American radiologist and academic

Ann S. Fulcher is an American abdominal radiologist in the radiology department at Virginia Commonwealth University/Medical College of Medicine (VCU). She serves as a professor and the chair of the department of radiology at VCU.

== Education ==
Fulcher completed her undergraduate training at Westhampton College of the University of Richmond, obtaining a bachelor of science in biology.  Afterward, she attended medical school at Virginia Commonwealth University/Medical College of Virginia (VCU) in Richmond, VA under the Health Professions Scholarship Program (HPSP). After completing medical school with honors, she completed a diagnostic radiology residency at VCU, until she began her active duty service in the United States Air Force from 1991 to 1995 at Andrews Air Force Base, MD.

== Career ==
Fulcher held the position of staff radiologist at Andrews Air Force Base from 1991 to 1995 where she also served as an assistant professor at the Uniformed Services University of Health Sciences in Bethesda, MD. During her time at Andrews AFB, Fulcher was also appointed the chief of computed tomography section and body MR and chairperson for the department of radiology. Fulcher's military service also included a highest rank of major being awarded the Meritorious Service Medal in 1995.

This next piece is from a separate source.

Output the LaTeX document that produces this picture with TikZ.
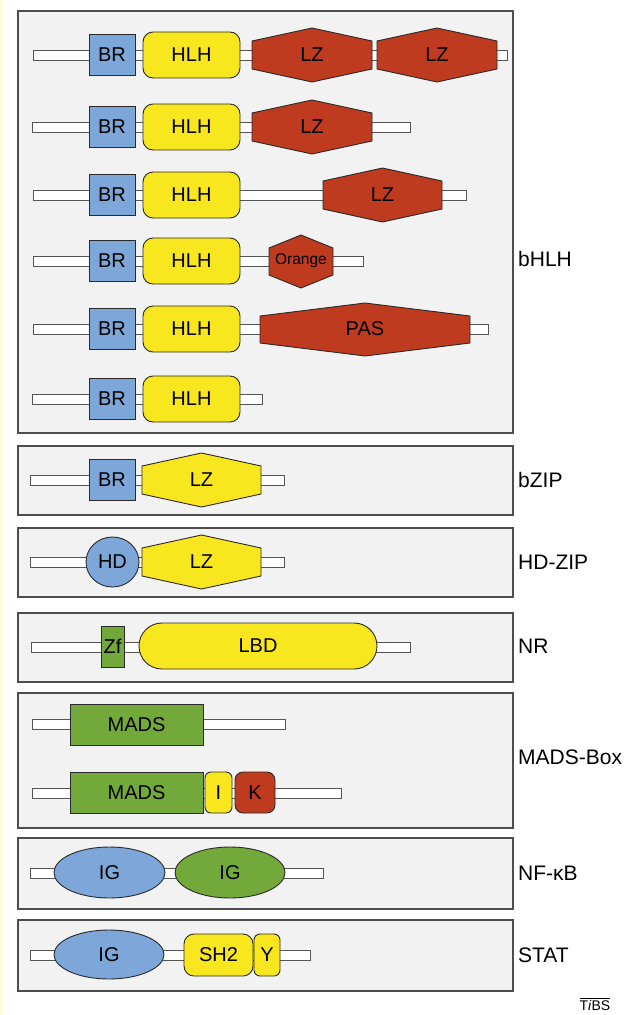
\documentclass[tikz,border=0pt]{standalone}
\usepackage{fontspec}
\setmainfont{Liberation Sans}
\usetikzlibrary{shapes.geometric}
\definecolor{dblue}{HTML}{7DA7D9}
\definecolor{dyellow}{HTML}{F8E61E}
\definecolor{dred}{HTML}{BE3B1F}
\definecolor{dgreen}{HTML}{73A93B}
\definecolor{panelfill}{HTML}{F2F2F2}
\definecolor{paneledge}{HTML}{4D4D4D}
\definecolor{edgecol}{HTML}{2A2A2A}
\definecolor{stripcol}{HTML}{FFFBDC}
\tikzset{
  panel/.style={draw=paneledge, fill=panelfill, line width=1.3pt},
  backbone/.style={draw=edgecol!80, fill=white, line width=0.9pt},
  dom/.style={draw=edgecol, line width=0.9pt, inner sep=0pt, font=\fontsize{20}{22}\selectfont},
  lbl/.style={inner sep=0pt, font=\fontsize{20}{22}\selectfont},
  famlbl/.style={anchor=west, inner sep=0pt, font=\fontsize{21}{23}\selectfont},
  brbox/.style={dom, fill=dblue, minimum width=46pt, minimum height=41pt},
  hlhbox/.style={dom, fill=dyellow, rounded corners=10pt, minimum width=97pt, minimum height=46pt},
}
\newcommand\hexdom[8]{%
  \filldraw[draw=edgecol, line width=0.9pt, fill=#7] (#2,#4-#6) -- ({(#2+#3)/2},#4-#5) -- (#3,#4-#6) -- (#3,#4+#6) -- ({(#2+#3)/2},#4+#5) -- (#2,#4+#6) -- cycle;
  \node[lbl] (#1) at ({(#2+#3)/2},#4) {#8};}
\newcommand\bbone[3]{\draw[backbone] (#1,#3-5) rectangle (#2,#3+5);}
\begin{document}
\begin{tikzpicture}[x=1pt,y=-1pt]
\useasboundingbox (0,0) rectangle (630,1015);
\fill[white] (0,0) rectangle (630,1015);
\fill[stripcol] (0,0) rectangle (2.5,1015);
% panels
\draw[panel] (18,11) rectangle (513,433);
\draw[panel] (18,446) rectangle (513,515);
\draw[panel] (18,528) rectangle (513,597);
\draw[panel] (18,613) rectangle (513,682);
\draw[panel] (18,693) rectangle (513,828);
\draw[panel] (18,838) rectangle (513,909);
\draw[panel] (18,920) rectangle (513,991);
% family labels
\node[famlbl] (fbhlh) at (518,259) {bHLH};
\node[famlbl] (fbzip) at (518,480) {bZIP};
\node[famlbl] (fhdzip) at (518,562) {HD-ZIP};
\node[famlbl] (fnr) at (518,646) {NR};
\node[famlbl] (fmads) at (518,757) {MADS-Box};
\node[famlbl] (fnfkb) at (518,873) {NF-κB};
\node[famlbl] (fstat) at (518,955) {STAT};
\node[inner sep=0pt, font=\fontsize{14}{16}\selectfont] (tibs) at (595,1004) {$\overline{\hbox{T\textit{i}BS}}$};
% bHLH row 1
\bbone{33}{507}{55}
\node[brbox] (br1) at (112,55) {BR};
\node[hlhbox] (hlh1) at (191.5,55) {HLH};
\hexdom{lza1}{252}{372}{55}{27}{14}{dred}{LZ}
\hexdom{lzb1}{377}{497}{55}{27}{14}{dred}{LZ}
% row 2
\bbone{32}{410}{127}
\node[brbox] (br2) at (112,127) {BR};
\node[hlhbox] (hlh2) at (191.5,127) {HLH};
\hexdom{lz2}{252}{372}{127}{27}{14}{dred}{LZ}
% row 3
\bbone{33}{466}{195}
\node[brbox] (br3) at (112,195) {BR};
\node[hlhbox] (hlh3) at (191.5,195) {HLH};
\hexdom{lz3}{323}{442}{195}{27}{14}{dred}{LZ}
% row 4
\bbone{33}{363}{261}
\node[brbox] (br4) at (112,261) {BR};
\node[hlhbox] (hlh4) at (191.5,261) {HLH};
\filldraw[draw=edgecol, line width=0.9pt, fill=dred] (269,248) -- (301,235) -- (333,248) -- (333,275) -- (301,288) -- (269,275) -- cycle;
\node[inner sep=0pt, font=\fontsize{15.5}{17}\selectfont] (orange) at (301,261) {Orange};
% row 5
\bbone{33}{488}{329}
\node[brbox] (br5) at (112,329) {BR};
\node[hlhbox] (hlh5) at (191.5,329) {HLH};
\filldraw[draw=edgecol, line width=0.9pt, fill=dred] (260,316) -- (365,303) -- (470,316) -- (470,343) -- (365,356) -- (260,343) -- cycle;
\node[lbl] (pas) at (365,329) {PAS};
% row 6
\bbone{32}{262}{399}
\node[brbox] (br6) at (112,399) {BR};
\node[hlhbox] (hlh6) at (191.5,399) {HLH};
% bZIP
\bbone{30}{284}{480}
\node[brbox] (brz) at (112,480) {BR};
\hexdom{lzz}{142}{261}{480}{27}{14}{dyellow}{LZ}
% HD-ZIP
\bbone{30}{284}{562}
\node[dom, fill=dblue, ellipse, minimum width=53pt, minimum height=50pt] (hd) at (112.5,562) {HD};
\hexdom{lzh}{142}{261}{562}{27}{14}{dyellow}{LZ}
% NR
\bbone{31}{410}{647}
\node[dom, fill=dgreen, minimum width=23pt, minimum height=41pt] (zf) at (112.5,646.5) {Zf};
\node[dom, fill=dyellow, rounded corners=23pt, minimum width=238pt, minimum height=46pt] (lbd) at (258,646) {LBD};
% MADS-Box
\bbone{32}{285}{724}
\node[dom, fill=dgreen, minimum width=133pt, minimum height=41pt] (mads1) at (136.5,724.5) {MADS};
\bbone{32}{341}{793}
\node[dom, fill=dgreen, minimum width=133pt, minimum height=41pt] (mads2) at (136.5,792.5) {MADS};
\node[dom, fill=dyellow, rounded corners=6pt, minimum width=27pt, minimum height=41pt] (idom) at (218.5,792.5) {I};
\node[dom, fill=dred, rounded corners=8pt, minimum width=40pt, minimum height=41pt] (kdom) at (255,792.5) {K};
% NF-kB
\bbone{30}{323}{873}
\node[dom, fill=dblue, ellipse, minimum width=111pt, minimum height=51pt] (ig1) at (109.5,872.5) {IG};
\node[dom, fill=dgreen, ellipse, minimum width=110pt, minimum height=51pt] (ig2) at (230,872.5) {IG};
% STAT
\bbone{30}{310}{955}
\node[dom, fill=dblue, ellipse, minimum width=110pt, minimum height=49pt] (ig3) at (109,954.5) {IG};
\node[dom, fill=dyellow, rounded corners=10pt, minimum width=69pt, minimum height=42pt] (sh2) at (218.5,955) {SH2};
\node[dom, fill=dyellow, rounded corners=6pt, minimum width=26pt, minimum height=42pt] (ydom) at (267,955) {Y};
\end{tikzpicture}
\end{document}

Fulcher became an assistant professor in the department of radiology, abdominal imaging section at Medical College of Virginia/VCU. From 1996 to 2001Fulcher was the director of the radiology division in the ambulatory care center at VCU, the director of abdominal MR at VCU from 1997 to 2005, director of the abdominal imaging section at VCU from 2000 and vice-chairman of operations within the department of radiology from 2001 to 2003. Additional academic appointments include the senior deputy editor for the Radiology journal. 2003 is when she was ultimately appointed chair of the department of radiology at VCU along with receiving academic tenure.

== Research ==
Fulcher's research interest includes Magnetic resonance cholangiopancreatography (MRCP), Pelvic MRI, benign and malignant processes of the pelvis and functional imaging of the pancreas with MRI. In addition to numerous peer-reviewed publications, Fulcher's editorial experience includes book chapters, and RSNA teaching files. Fulcher has served as an editorial reviewer for Abdominal Imaging Journal, CardioVascular and Interventional Radiology Journal, Radiology Journal, and Clinical Journal of Gastroenterology.

== Awards ==

- Voted as "Top Doc" in Radiology by Richmond Magazine: 2004, 2008, 2010–2016, 2017 (Top in category), 2019-2020.
- Elected to "Best Doctors in America" by Best Doctors: 2007–2008, 2011–2015, 2017–2020.
- Elected to "Best Doctors" by Virginia Living Magazine: 2018.
- Professional Achievement Award for Women in Science, Dentistry & Medicine: 2005.
- Recipient of Distinguished Resident Award, American Association of Women Radiologists: 1990.